Introduction to Edith Nesbit’s life

Edith Nesbit

Edith Nesbit was a British children’s author, novelist, and poet. She spent most of  her childhood in France and Germany and later led an ordinary country life in Kent. Kent and its countryside provided scenes for her books. She was interested in socialism and was one of the founders of an association known as the Fellowship of New Life, out of which grew the Fabian Society, of which Annie Besant was a part of. 

Writing of Nesbit

Nesbit began writing fiction for children in the early 1890s. She produced more than 60 books for juveniles, as well as some less-successful novels and collections of poetry for adults. Her children’s books are marked by vivid characterizations, ingenious plots, and an easy, humorous narrative style. She wrote both tales of fanstasy or magic, in which children in everyday circumstances are confronted with an extraordinary character or event.

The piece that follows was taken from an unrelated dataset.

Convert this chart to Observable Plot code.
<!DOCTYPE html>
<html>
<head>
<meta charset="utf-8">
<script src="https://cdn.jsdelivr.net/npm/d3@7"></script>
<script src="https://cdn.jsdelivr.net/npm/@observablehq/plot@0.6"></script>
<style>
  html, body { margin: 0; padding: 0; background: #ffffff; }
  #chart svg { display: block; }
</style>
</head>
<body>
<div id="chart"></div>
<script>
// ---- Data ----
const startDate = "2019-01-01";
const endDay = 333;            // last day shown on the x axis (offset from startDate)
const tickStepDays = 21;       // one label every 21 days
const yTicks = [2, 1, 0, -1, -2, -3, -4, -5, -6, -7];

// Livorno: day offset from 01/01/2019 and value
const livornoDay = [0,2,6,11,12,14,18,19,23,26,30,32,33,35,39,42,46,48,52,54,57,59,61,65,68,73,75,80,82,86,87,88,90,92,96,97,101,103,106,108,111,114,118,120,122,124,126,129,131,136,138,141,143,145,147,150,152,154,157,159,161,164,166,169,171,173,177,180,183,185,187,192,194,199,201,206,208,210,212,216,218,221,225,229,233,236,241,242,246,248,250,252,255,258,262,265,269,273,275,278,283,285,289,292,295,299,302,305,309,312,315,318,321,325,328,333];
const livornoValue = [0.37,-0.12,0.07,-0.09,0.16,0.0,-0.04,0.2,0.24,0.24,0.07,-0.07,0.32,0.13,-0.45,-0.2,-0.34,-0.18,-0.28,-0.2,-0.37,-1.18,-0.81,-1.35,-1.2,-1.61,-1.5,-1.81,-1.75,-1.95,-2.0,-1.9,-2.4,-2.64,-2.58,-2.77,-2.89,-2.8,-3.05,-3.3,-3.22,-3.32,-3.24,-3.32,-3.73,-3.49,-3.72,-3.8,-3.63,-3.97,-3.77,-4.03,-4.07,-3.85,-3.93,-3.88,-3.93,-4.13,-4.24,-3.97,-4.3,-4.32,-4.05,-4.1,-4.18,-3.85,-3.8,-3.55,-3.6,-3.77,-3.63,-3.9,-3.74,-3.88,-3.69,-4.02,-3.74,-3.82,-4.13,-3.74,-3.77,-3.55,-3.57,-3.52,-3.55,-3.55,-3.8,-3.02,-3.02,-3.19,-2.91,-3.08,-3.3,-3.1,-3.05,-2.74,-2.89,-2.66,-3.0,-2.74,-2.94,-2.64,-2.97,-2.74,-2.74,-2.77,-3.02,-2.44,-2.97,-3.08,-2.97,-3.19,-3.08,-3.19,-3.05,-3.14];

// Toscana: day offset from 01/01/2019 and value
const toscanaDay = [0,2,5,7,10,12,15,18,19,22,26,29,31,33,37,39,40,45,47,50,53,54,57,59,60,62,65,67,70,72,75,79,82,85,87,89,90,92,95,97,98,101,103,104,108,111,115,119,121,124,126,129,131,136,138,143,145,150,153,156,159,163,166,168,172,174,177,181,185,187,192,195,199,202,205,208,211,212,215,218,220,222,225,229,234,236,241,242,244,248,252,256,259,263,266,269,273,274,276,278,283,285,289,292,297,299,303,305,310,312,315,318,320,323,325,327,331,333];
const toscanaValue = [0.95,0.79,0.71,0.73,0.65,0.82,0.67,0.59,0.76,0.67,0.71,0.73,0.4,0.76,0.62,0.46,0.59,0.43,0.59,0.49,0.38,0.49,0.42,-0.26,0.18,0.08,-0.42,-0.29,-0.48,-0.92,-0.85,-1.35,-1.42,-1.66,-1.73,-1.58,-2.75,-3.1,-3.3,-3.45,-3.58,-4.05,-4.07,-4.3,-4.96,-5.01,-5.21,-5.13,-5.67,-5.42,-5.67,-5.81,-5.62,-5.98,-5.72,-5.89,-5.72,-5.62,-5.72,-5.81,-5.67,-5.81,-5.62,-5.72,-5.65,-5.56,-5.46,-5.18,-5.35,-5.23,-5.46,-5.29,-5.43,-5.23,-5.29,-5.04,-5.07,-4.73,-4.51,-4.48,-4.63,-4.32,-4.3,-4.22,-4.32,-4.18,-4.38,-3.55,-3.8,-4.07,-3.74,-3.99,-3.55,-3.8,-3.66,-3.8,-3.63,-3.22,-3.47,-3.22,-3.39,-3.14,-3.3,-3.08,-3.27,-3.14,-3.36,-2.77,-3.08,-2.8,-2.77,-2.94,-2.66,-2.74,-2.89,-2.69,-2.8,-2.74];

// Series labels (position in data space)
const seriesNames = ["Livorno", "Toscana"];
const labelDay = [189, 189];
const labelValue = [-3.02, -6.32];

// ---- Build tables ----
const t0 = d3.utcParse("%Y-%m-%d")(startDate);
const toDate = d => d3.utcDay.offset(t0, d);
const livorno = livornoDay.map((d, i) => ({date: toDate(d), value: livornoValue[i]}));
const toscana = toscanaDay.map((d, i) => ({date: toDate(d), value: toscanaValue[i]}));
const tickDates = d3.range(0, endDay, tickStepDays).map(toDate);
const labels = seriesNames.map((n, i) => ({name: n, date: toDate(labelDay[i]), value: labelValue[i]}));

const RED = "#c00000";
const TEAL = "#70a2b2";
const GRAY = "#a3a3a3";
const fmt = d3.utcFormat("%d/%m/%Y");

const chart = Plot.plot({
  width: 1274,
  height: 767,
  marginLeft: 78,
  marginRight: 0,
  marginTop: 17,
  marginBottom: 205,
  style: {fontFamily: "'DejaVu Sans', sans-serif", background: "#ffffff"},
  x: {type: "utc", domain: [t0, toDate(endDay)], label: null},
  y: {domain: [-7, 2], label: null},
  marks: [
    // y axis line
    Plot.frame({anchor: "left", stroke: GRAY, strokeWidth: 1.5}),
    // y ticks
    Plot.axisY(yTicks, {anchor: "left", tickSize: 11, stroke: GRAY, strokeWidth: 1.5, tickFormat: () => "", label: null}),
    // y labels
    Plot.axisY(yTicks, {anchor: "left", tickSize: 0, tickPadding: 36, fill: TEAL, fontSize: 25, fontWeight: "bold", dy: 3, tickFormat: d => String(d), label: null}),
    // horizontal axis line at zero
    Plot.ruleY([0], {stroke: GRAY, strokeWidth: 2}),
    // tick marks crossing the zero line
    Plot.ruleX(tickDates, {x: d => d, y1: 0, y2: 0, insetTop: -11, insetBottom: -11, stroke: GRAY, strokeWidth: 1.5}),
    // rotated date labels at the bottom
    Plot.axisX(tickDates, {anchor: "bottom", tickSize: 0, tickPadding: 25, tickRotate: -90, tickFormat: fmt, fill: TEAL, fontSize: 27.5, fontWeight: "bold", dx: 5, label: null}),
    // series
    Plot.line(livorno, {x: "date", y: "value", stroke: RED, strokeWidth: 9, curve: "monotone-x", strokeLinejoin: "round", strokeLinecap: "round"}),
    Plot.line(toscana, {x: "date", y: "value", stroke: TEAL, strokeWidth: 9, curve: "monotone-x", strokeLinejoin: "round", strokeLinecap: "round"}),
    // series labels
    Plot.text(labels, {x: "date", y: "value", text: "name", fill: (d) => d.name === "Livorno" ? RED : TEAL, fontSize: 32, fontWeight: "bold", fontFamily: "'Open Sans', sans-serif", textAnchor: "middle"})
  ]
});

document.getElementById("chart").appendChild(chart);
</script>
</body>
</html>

Excluding her books for adults, Nesbit published approximately 40 books for children, which included novels, collections of stories and picture books. She also collaborated with others, and  she published more books that way. 

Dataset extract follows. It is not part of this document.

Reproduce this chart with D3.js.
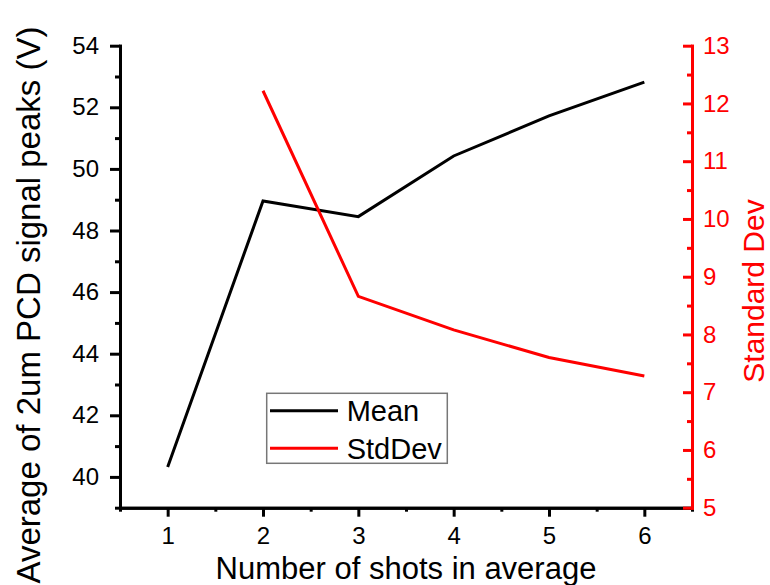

Nesbit was touted as “the first modern writer for children”. She helped to reverse the great tradition of children’s literature inaugurated by writers such as Lewis Carroll, where children have to escape to a fantasy world and undergo an adventure there. Instead, the characters in her books faced real life problems and encountered tough truths to be uncovered. Nesbit is also credited with having invented the children’s adventure story

Among her best-known books are The Story of the Treasure Seekers (1899) and The Wouldbegoods (1901),  which both recount stories about the Bastables, a middle-class family that has fallen on difficult times. Her children’s writing also included numerous plays and collections of verse. Nesbit combined realistic, contemporary children in real world settings with a magical object, a genre that can be classified as contemporary fantasy and created an innovative body of work. She was a direct or indirect influence on many subsequent writers, including P L Travers, who was the author of Mary Poppins, and J K Rowling.